По точному наблюдению Полищук, нелюбовь вещей к Францу в книге «Король, дама, валет» (1928) корреспондирует с аналогичной чертой, приданной Николаю Кавалерову, трогательному неудачнику из «Зависти» Ю. К. Олеши[610]. Существенно тут, однако, контрастное раздвоение одного и того же романтического мотива: применительно к Кавалерову это знак отчужденности от косной материальной среды, а применительно к Францу – свидетельство общей тупости персонажа и его неспособности сродниться с духом вещей, столь дорогим самому повествователю.
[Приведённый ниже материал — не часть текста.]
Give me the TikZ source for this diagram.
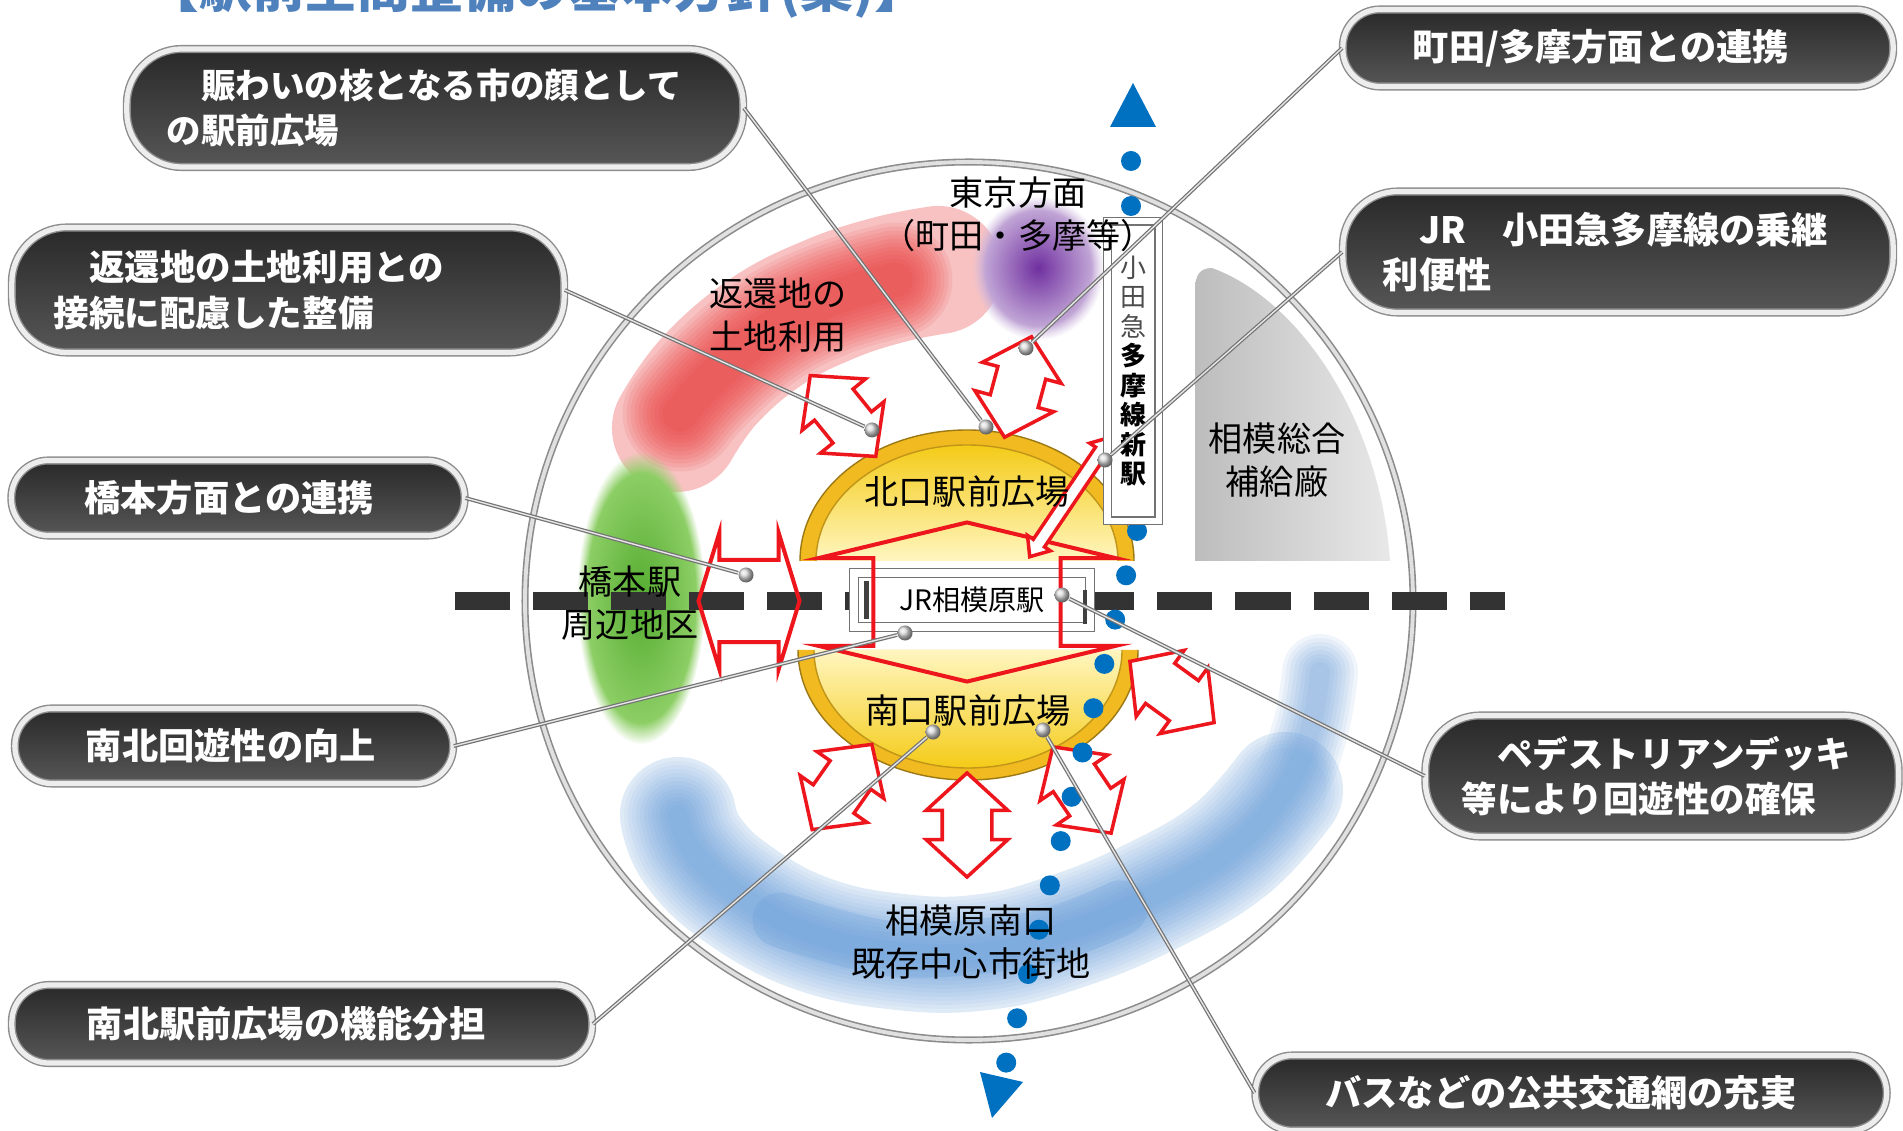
\documentclass[tikz,border=0pt]{standalone}
\usepackage{fontspec}
\setmainfont{Noto Sans CJK JP}
\usetikzlibrary{positioning, shapes.arrows, fadings}

\definecolor{railblue}{RGB}{0,112,192}
\definecolor{flowred}{RGB}{236,22,28}
\definecolor{plazagold}{RGB}{240,186,32}
\definecolor{plazapale}{RGB}{255,246,192}
\definecolor{headblue}{RGB}{79,129,189}
\definecolor{returnred}{RGB}{235,55,55}
\definecolor{southblue}{RGB}{96,152,216}
\definecolor{hashigreen}{RGB}{84,172,48}
\definecolor{hashilight}{RGB}{150,212,110}
\definecolor{tokyopurple}{RGB}{112,48,160}

\tikzstyle{bubble} = [rectangle, rounded corners=0.37cm, draw=black!45, line width=0.4pt,
  double=black!7, double distance=1.5pt, top color=black!84, bottom color=black!66,
  text=white, font=\bfseries\fontsize{10.3}{12.9}\selectfont, align=left, inner ysep=0pt]
\tikzstyle{bubble2} = [bubble, rounded corners=0.55cm]
\tikzstyle{place} = [font=\fontsize{9.7}{12.2}\selectfont, align=center, inner sep=0pt]
\tikzstyle{knob} = [circle, inner sep=0pt, minimum size=0.15cm, shading=ball, ball color=black!15]
\tikzstyle{leader} = [draw=black!55, line width=0.35pt, double=black!10, double distance=0.4pt]
\tikzstyle{flow} = [double arrow, draw=flowred, line width=0.035cm, fill=white, inner xsep=0pt,
  inner ysep=0.23cm, minimum height=1.04cm, minimum width=0.78cm, double arrow head extend=0.16cm,
  double arrow tip angle=95]
\tikzstyle{bigflow} = [double arrow, draw=flowred, line width=0.04cm, inner xsep=0pt]
\tikzstyle{stationbox} = [rectangle, draw=black!55, line width=0.4pt, double=white,
  double distance=0.08cm, fill=white, inner sep=0pt]

\begin{document}
\begin{tikzpicture}[x=0.01cm, y=-0.01cm]
\useasboundingbox (0,0) rectangle (1903,1131);
\fill[white] (0,0) rectangle (1903,1131);

\node (TITLE) [anchor=base west, text=headblue, inner sep=0pt,
  font=\bfseries\fontsize{15}{18}\selectfont] at (146,8) {【駅前空間整備の基本方針(案)】};

% surrounding districts
\draw[returnred, opacity=0.3, line width=1.28cm, line cap=round, line join=round]
  plot[smooth, tension=0.7] coordinates {(676,428) (710,380) (766,332) (828,300) (888,280) (938,270)};
\foreach \w in {115,107,...,35}
  \draw[returnred, opacity=0.1, line width=\w*0.01cm, line cap=round, line join=round]
    plot[smooth, tension=0.7] coordinates {(680,414) (710,380) (766,332) (828,300) (895,280)};

\shade[inner color=tokyopurple, outer color=tokyopurple!30, path fading=circle with fuzzy edge 20 percent]
  (1038,268) ellipse [x radius=66, y radius=72];
\shade[inner color=hashigreen, outer color=hashilight, path fading=circle with fuzzy edge 15 percent]
  (641,598) ellipse [x radius=64, y radius=146];

\draw[southblue, opacity=0.2, line width=1.16cm, line cap=round, line join=round]
  plot[smooth, tension=0.7] coordinates {(678,815) (692,850) (735,892) (810,933) (900,952) (985,952)
    (1065,932) (1150,897) (1230,850) (1285,790)};
\foreach \w in {108,100,...,84}
  \draw[southblue, opacity=0.07, line width=\w*0.01cm, line cap=round, line join=round]
    plot[smooth, tension=0.7] coordinates {(678,815) (692,850) (735,892) (810,933) (900,952) (985,952)
      (1065,932) (1150,897) (1230,850) (1285,790)};
\foreach \w in {76,68,...,20}
  \draw[southblue, opacity=0.09, line width=\w*0.01cm, line cap=round, line join=round]
    plot[smooth, tension=0.7] coordinates {(678,815) (692,850) (735,892) (810,933) (900,952) (985,952)
      (1065,932) (1150,897) (1230,850) (1285,790) (1310,730) (1320,672)};
\draw[southblue, opacity=0.22, line width=0.55cm, line cap=round]
  plot[smooth] coordinates {(780,920) (900,950) (1040,938) (1120,908)};

\shade[left color=black!26, right color=black!9] (1195,561) -- (1195,290)
  .. controls (1195,275) and (1200,268) .. (1212,268)
  .. controls (1300,300) and (1380,420) .. (1390,561) -- cycle;

\draw[draw=black!45, line width=0.45pt, double=black!12, double distance=1.1pt]
  (969,601) ellipse [x radius=444, y radius=439];

% JR line
\draw[black!80, line width=0.17cm, dash pattern=on 0.55cm off 0.23cm] (455,601) -- (1505,601);

% station plazas
\fill[plazagold] (800,561) arc[start angle=180, end angle=360, x radius=167, y radius=131] -- cycle;
\shade[top color=plazagold!75!yellow, bottom color=plazapale]
  (816,561) arc[start angle=180, end angle=360, x radius=151, y radius=116] -- cycle;
\draw[plazagold!65!black, line width=0.4pt] (800,561) arc[start angle=180, end angle=360, x radius=167, y radius=131];
\draw[plazagold!80!black, line width=0.4pt] (816,561) arc[start angle=180, end angle=360, x radius=151, y radius=116];

\fill[plazagold] (798,650) arc[start angle=180, end angle=0, x radius=170, y radius=130] -- cycle;
\shade[top color=plazapale, bottom color=plazagold!75!yellow]
  (814,650) arc[start angle=180, end angle=0, x radius=154, y radius=118] -- cycle;
\draw[plazagold!65!black, line width=0.4pt] (798,650) arc[start angle=180, end angle=0, x radius=170, y radius=130];
\draw[plazagold!80!black, line width=0.4pt] (814,650) arc[start angle=180, end angle=0, x radius=154, y radius=118];

\node (JR_STATION) [stationbox, minimum width=2.36cm, minimum height=0.54cm,
  font=\fontsize{8}{9}\selectfont] at (972,600) {JR相模原駅};
\draw[black!75, line width=0.05cm] ([xshift=0.13cm, yshift=0.19cm]JR_STATION.west) -- ([xshift=0.13cm, yshift=-0.19cm]JR_STATION.west);
\draw[black!75, line width=0.04cm] ([xshift=-0.06cm, yshift=0.1cm]JR_STATION.east) -- ([xshift=-0.06cm, yshift=-0.24cm]JR_STATION.east);

% connections
\node (GATE_FLOW) [bigflow, rotate=90, inner ysep=0.915cm, minimum height=1.59cm, minimum width=2.93cm,
  double arrow head extend=0.55cm, double arrow tip angle=153] at (967,602) {};
\node (HASHIMOTO_FLOW) [bigflow, inner ysep=0.39cm, minimum height=1.01cm, minimum width=1.32cm,
  double arrow head extend=0.27cm, double arrow tip angle=146] at (749,601) {};
\node (RETURN_FLOW) [flow, rotate=-51] at (843,416) {};
\node (TOKYO_FLOW) [flow, rotate=75] at (1018,387) {};
\node (EAST_FLOW) [flow, rotate=-36] at (1172,692) {};
\node (SW_FLOW) [flow, rotate=55] at (842,787) {};
\node (S_FLOW) [flow, rotate=90] at (967,825) {};
\node (SE_FLOW) [flow, rotate=-56] at (1082,790) {};
\node (ODAKYU_FLOW) [flow, rotate=56, inner ysep=0.05cm, minimum height=1.44cm, minimum width=0.24cm,
  double arrow head extend=0.07cm, double arrow tip angle=80] at (1070,497) {};

% Odakyu Tama line
\fill[railblue] (1133,83) -- (1156,127) -- (1110,127) -- cycle;
\foreach \y in {161,206,250,294,339,383,427,472}
  \fill[railblue] (1131,\y) circle [radius=10];
\foreach \k in {0,...,12}
  \fill[railblue] ({1137-0.246*44.3*\k}, {531+44.3*\k}) circle [radius=10];
\fill[railblue] (992,1118) -- (980,1072) -- (1023,1082) -- cycle;

\node (ODAKYU_STATION) [stationbox, double distance=0.06cm, minimum width=0.51cm, minimum height=2.99cm,
  font=\fontsize{7.4}{8.4}\selectfont, align=center] at (1133,371)
  {{\color{black!70}小}\\{\color{black!70}田}\\{\color{black!70}急}\\\textbf{多}\\\textbf{摩}\\\textbf{線}\\\textbf{新}\\\textbf{駅}};

\node (TOKYO) [place] at (1018,214) {東京方面\\（町田・多摩等）};
\node (RETURN_LAND) [place] at (778,315) {返還地の\\土地利用};
\node (HASHIMOTO) [place] at (630,603) {橋本駅\\周辺地区};
\node (NORTH_PLAZA) [place] at (967,492) {北口駅前広場};
\node (SOUTH_PLAZA) [place] at (968,711) {南口駅前広場};
\node (SOUTH_TOWN) [place] at (971,942) {相模原南口\\既存中心市街地};
\node (DEPOT) [place] at (1277,460) {相模総合\\補給廠};

% policy callouts
\node (FACE) [bubble2, font=\bfseries\fontsize{9.8}{12.9}\selectfont, text width=5.36cm, inner xsep=0.40cm,
  minimum height=1.18cm] at (435,108) {　賑わいの核となる市の顔として\\の駅前広場};
\node (RETURN_LINK) [bubble2, font=\bfseries\fontsize{10.1}{12.9}\selectfont, text width=4.68cm, inner xsep=0.42cm,
  minimum height=1.25cm] at (288,290) {　返還地の土地利用との\\接続に配慮した整備};
\node (HASHIMOTO_LINK) [bubble, text width=3.07cm, inner xsep=0.73cm, minimum height=0.75cm] at (238,498)
  {橋本方面との連携};
\node (LOOP) [bubble, text width=2.96cm, inner xsep=0.71cm, minimum height=0.75cm] at (234,746)
  {南北回遊性の向上};
\node (ROLE) [bubble, text width=4.30cm, inner xsep=0.75cm, minimum height=0.78cm] at (302,1024)
  {南北駅前広場の機能分担};
\node (MACHIDA_LINK) [bubble, text width=4.10cm, inner xsep=0.70cm, minimum height=0.77cm] at (1618,48)
  {町田/多摩方面との連携};
\node (TRANSFER) [bubble2, text width=4.70cm, inner xsep=0.40cm, minimum height=1.21cm] at (1618,252)
  {　JR　小田急多摩線の乗継\\利便性};
\node (DECK) [bubble2, font=\bfseries\fontsize{10.1}{12.9}\selectfont, text width=4.0cm, inner xsep=0.365cm,
  minimum height=1.21cm] at (1662,776) {　ペデストリアンデッキ\\等により回遊性の確保};
\node (BUS) [bubble, text width=4.91cm, inner xsep=0.70cm, minimum height=0.75cm] at (1571,1093)
  {バスなどの公共交通網の充実};

\node (FACE_PIN) [knob] at (986,427) {};
\node (RETURN_PIN) [knob] at (872,430) {};
\node (HASHIMOTO_PIN) [knob] at (746,575) {};
\node (LOOP_PIN) [knob] at (905,633) {};
\node (ROLE_PIN) [knob] at (933,732) {};
\node (MACHIDA_PIN) [knob] at (1026,348) {};
\node (TRANSFER_PIN) [knob] at (1105,460) {};
\node (DECK_PIN) [knob] at (1062,595) {};
\node (BUS_PIN) [knob] at (1043,730) {};

\draw [leader] (FACE.east) -- (FACE_PIN);
\draw [leader] (RETURN_LINK.east) -- (RETURN_PIN);
\draw [leader] (HASHIMOTO_LINK.east) -- (HASHIMOTO_PIN);
\draw [leader] (LOOP.east) -- (LOOP_PIN);
\draw [leader] (ROLE.east) -- (ROLE_PIN);
\draw [leader] (MACHIDA_LINK.west) -- (MACHIDA_PIN);
\draw [leader] (TRANSFER.west) -- (TRANSFER_PIN);
\draw [leader] (DECK.west) -- (DECK_PIN);
\draw [leader] (BUS.west) -- (BUS_PIN);

\end{tikzpicture}
\end{document}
Если их демонизация несла память о Э.-Т.-А. Гофмане, немецком патроне русского романтизма, то дружелюбная анимизация – скорее память о Х. К. Андерсене, тоже навсегда одомашненном русской культурой. Обоих сближала, правда, вражда к злостным механическим подделкам, имитирующим жизнь, – и с обоими по этому поводу в «Короле, даме, валете» как бы вступает в полемику фантазер-коммерсант Драйер, который долгое время умиляется манекенам-автоматам. А в «Даре» механические игрушки вроде щелкающего соловья, отвергнутого в сказке Андерсена, вспоминаются ностальгирующим героем с благодарностью и симпатией – ведь «пародия всегда сопутствует истинной поэзии» (4: 199).
Естественно, что Набокова не обошел стороной и культ Гофмана, возродившийся в России на рубеже веков и особенно бурно – в 1920-е годы. Как доказала Полищук, повсеместным влиянием «Песочного человека» проникнута центральная тема романа «Король, дама, валет» – гипнотическое порабощение бездушной героиней ее безвольного любовника Франца, обращенного Мартой в подобие робота (2: 702–704)[611].
В заключение – несколько замечаний об интертекстуальных слоях «Дара» (1937–1938), этого селективного компендиума классики – и, конечно, не только русской. Для начала, впрочем, я позволю себе оспорить мнение, будто презрительная реплика Федора по поводу того, что в Германии «бездарно-ударная, приторно-риторическая, фальшиво-вшивая повесть о войне считается венцом литературы» (4: 767)[612], обращена против Э. М. Ремарка. На мой взгляд, тут подразумевался совершенно другой адресат: не пацифист Ремарк, хотя Набоков его действительно невысоко ставил (3: 685), а его антипод – чрезвычайно престижный в Германии, особенно в годы гитлеровского милитаризма (= годы работы над «Даром»), прозаик Эрнст Юнгер, герой минувшей войны. Именно в этой ударно-риторической манере созданы были его прославленные беллетризованные записки «В стальных грозах» («In Stahlgewittern», первое изд. – 1920).
Понятно, что продукция такого рода отвращала Набокова и что среди немецких романтиков у него были иные приоритеты. Однако нас занимает здесь преимущественно русский генезис «Дара». Стоит в очередной раз подчеркнуть стабильное присутствие Фета, проступившее тут и на лексическом уровне. Взять хотя бы его специфическое слово «завой» из стихов «Моего тот безумства желал, кто смежал / Этой розы завои, и блестки, и росы…» (СиП: 178) – до того непривычное, что оно вызвало протест у Я. П. Полонского в его переписке с автором[613] (в фетовском рассказе «Вне моды» встречаются вдобавок «округлые извои проплывающего облака»). Отсюда в «Дар» перешел «тайный завой» (4: 385), а потом «завой» появится и в повести «Волшебник» (5: 58). Там же мы найдем перифразу строк Фета «И в воздухе за песнью соловьиной / Разносится тревога и любовь» (СиП: 119), поданную, правда, в полемически-пародийном контексте: в рецензии на книгу Кончеева Мортус пишет, что «в самом воздухе разлита тонкая моральная тревога» (4: 349).